Yorkville University has allowed me to return home and continue to nourish and sustain my community. I will gain the skills, insight, and knowledge I need to be an exemplary mental health counsellor. I have recently been hired on as an IBI Therapist and a Community Based Psychiatrics Right Adviser, which allow me to make change in my community.
Thank you for your time. I hope my story lightens your heart with hope. I have provided below a poem that I wrote in the middle of one of my “attacks”. It captures the debilitating and crippling experience of my mental illness. I didn’t think I would survive those moments, but here I am today not only thriving but realizing my life is worth living and so is yours… I’m glad you’re here <3 xo
Sincerely,
Cierra Garrow
Do you know who you are? Do you know why you’re here? Do you know how you got here?
There are few things worse than being unable to feel… Feeling like you’re completely and utterly alone is one of them. Isolated in your crumbling pain, a chaos of fuzzy emotions and unfathomable hurt.
A fist clenched around your gut, twisting and turning. A paralyzing fear that cripples you into a heaping mess of too lates and overambitious dreams. I was supposed to be successful.
Watching the lives of others flash by on a screen as the encoded messages tell me what I’m missing. The pictures of smiles and laughter, friends and drinks, husbands and children fill my newsfeed.
But where am I? I sit here looking at an empty reflection. Trapped behinds a flood of tears and hopeless attempts to be more than nothing. A desperate plea to amount to some worth that exceeds the dirt on the floor.
How did I get here? The worlds spinning a screaming mess of anxiety and pressure. The lids about to explode. And yet, there is stillness. A frozen impairment of functionality and loss of grip with reality. A dissociation of identity that splits me apart from the shreds of humanity I desperately attempt to hold.
Why am I here? What purpose does my existence have on the people around me. My fading in and out of lives while I dance around the relationships I could have had. Did I put myself here? How did I get here.
A broken repercussion of high expectations and too many sleepless nights of unachievable perfection. The body I have been given feels sick and weak, everything radiates pain. The muscles feel as if they are untethering from the bone, yet they cling to the fabrics of my being.
It hurts. It hurts to be alive. It hurts to be alone. It hurts to be with people. It hurts to feel. This invisible barrier that separates me from connectedness. Like an animal in a zoo, staring at the happy families, giggling children and infatuated lovers. Segregated away from society… Perhaps it is better this way.
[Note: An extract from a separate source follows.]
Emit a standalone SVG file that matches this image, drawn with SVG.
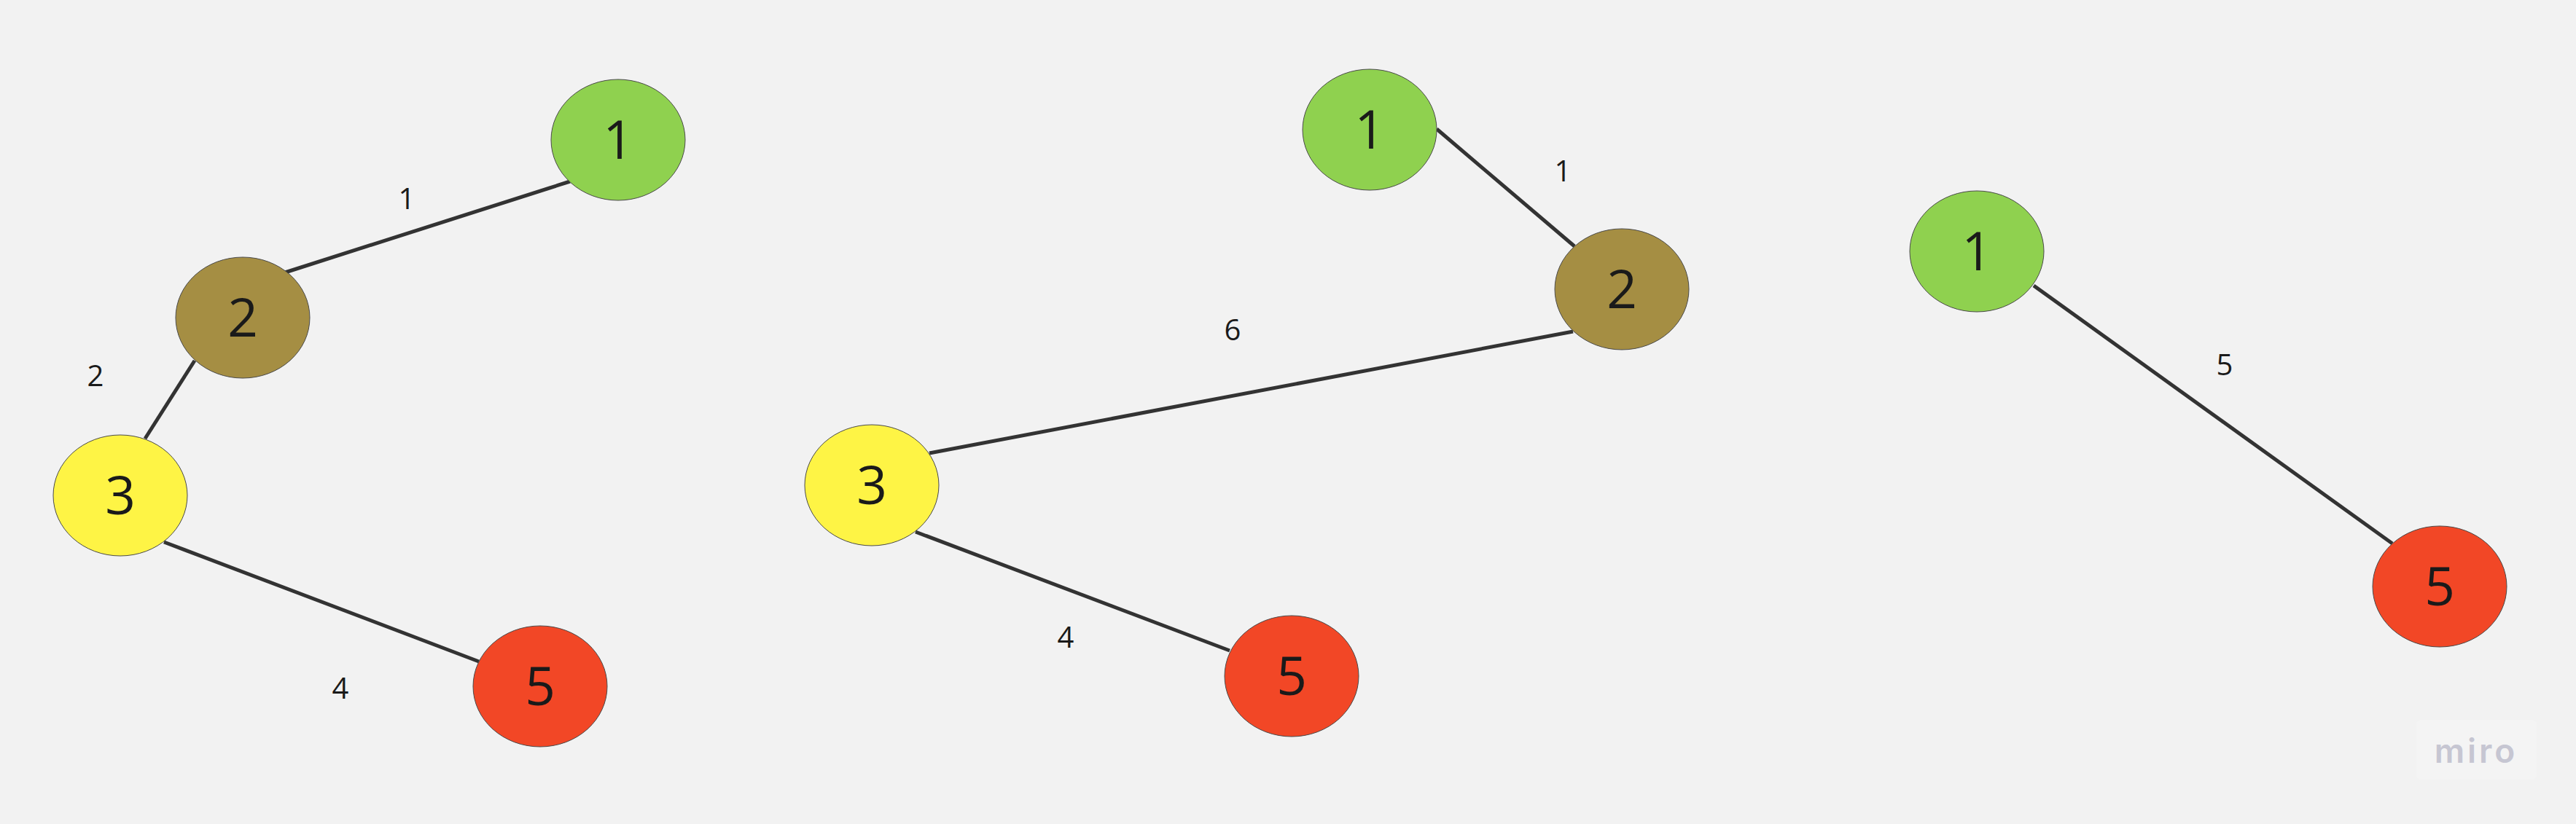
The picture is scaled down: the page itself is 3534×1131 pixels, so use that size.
<svg xmlns="http://www.w3.org/2000/svg" width="3534" height="1131" viewBox="0 0 3534 1131">
<style>
.n{stroke:#4a4a4a;stroke-width:1}
.g{fill:#8fd14f}.o{fill:#a58e43}.y{fill:#fef445}.r{fill:#f24726}
.t{font-family:"Open Sans","Noto Sans",sans-serif;font-size:73px;fill:#1a1a1a;text-anchor:middle}
.l{font-family:"Open Sans","Noto Sans",sans-serif;font-size:40px;fill:#1a1a1a;text-anchor:middle}
.e{stroke:#333333;stroke-width:5;fill:none}
</style>
<rect width="3534" height="1131" fill="#f2f2f2"/>
<g id="connectors">
<line class="e" x1="782" y1="249" x2="391" y2="374"/>
<line class="e" x1="267" y1="495" x2="199" y2="602"/>
<line class="e" x1="225" y1="744" x2="657" y2="908"/>
<line class="e" x1="1971" y1="177" x2="2160" y2="338"/>
<line class="e" x1="2158" y1="455" x2="1275" y2="622"/>
<line class="e" x1="1256" y1="730" x2="1687" y2="893"/>
<line class="e" x1="2790" y1="392" x2="3282" y2="746"/>
</g>
<g id="edge-labels">
<text class="l" x="558" y="287">1</text>
<text class="l" x="131" y="530">2</text>
<text class="l" x="467" y="959">4</text>
<text class="l" x="2144" y="249">1</text>
<text class="l" x="1691" y="467">6</text>
<text class="l" x="1462" y="889">4</text>
<text class="l" x="3052" y="515">5</text>
</g>
<g id="a1"><ellipse class="n g" cx="848" cy="192" rx="92" ry="83"/><text class="t" x="848" y="218">1</text></g>
<g id="a2"><ellipse class="n o" cx="333" cy="436" rx="92" ry="83"/><text class="t" x="333" y="462">2</text></g>
<g id="a3"><ellipse class="n y" cx="165" cy="680" rx="92" ry="83"/><text class="t" x="165" y="706">3</text></g>
<g id="a5"><ellipse class="n r" cx="741" cy="942" rx="92" ry="83"/><text class="t" x="741" y="968">5</text></g>
<g id="b1"><ellipse class="n g" cx="1879" cy="178" rx="92" ry="83"/><text class="t" x="1879" y="204">1</text></g>
<g id="b2"><ellipse class="n o" cx="2225" cy="397" rx="92" ry="83"/><text class="t" x="2225" y="423">2</text></g>
<g id="b3"><ellipse class="n y" cx="1196" cy="666" rx="92" ry="83"/><text class="t" x="1196" y="692">3</text></g>
<g id="b5"><ellipse class="n r" cx="1772" cy="928" rx="92" ry="83"/><text class="t" x="1772" y="954">5</text></g>
<g id="c1"><ellipse class="n g" cx="2712" cy="345" rx="92" ry="83"/><text class="t" x="2712" y="371">1</text></g>
<g id="c5"><ellipse class="n r" cx="3347" cy="805" rx="92" ry="83"/><text class="t" x="3347" y="831">5</text></g>
<g id="logo">
<rect x="3315" y="988" width="165" height="82" rx="6" fill="#f4f4f4"/>
<text x="3397" y="1047" font-family="Inter,'Open Sans',sans-serif" font-size="46" font-weight="600" fill="#c6c6d2" text-anchor="middle" letter-spacing="4">miro</text>
</g>
</svg>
A blessing in disguise meant to save me from myself. At least here maybe I serve a purpose. An example of what sickness looks like. A girl whose dreams amounted to no more than the empty hands she owns. What purpose is there to exist? What use is there to feel this much pain. To barely feel as if i’m living. A zombie who catatonically goes through the motions of existence. Wake up, eat, sleep, repeat. Repeat. Repeat. Repeat.
How many times does the broken record play, always skipping between a D flat and a C sharp. I feel too much, but I feel nothing at all.
So I sit here, alone. I have people around me, people who care but their worry and concerns flutter off my skin. The pit of my stomach churn and tears swell in my eyes. Why does it hurt. My acne ladden face filled with poison, a pity to look at really. Disgusting, a revolting circus act that is gawked at for the entertainment of the wicked. A dance for the devil, playing of flames licking the flats of my feet. It hurts.
It hurts to be mentally ill. It hurts to be alive.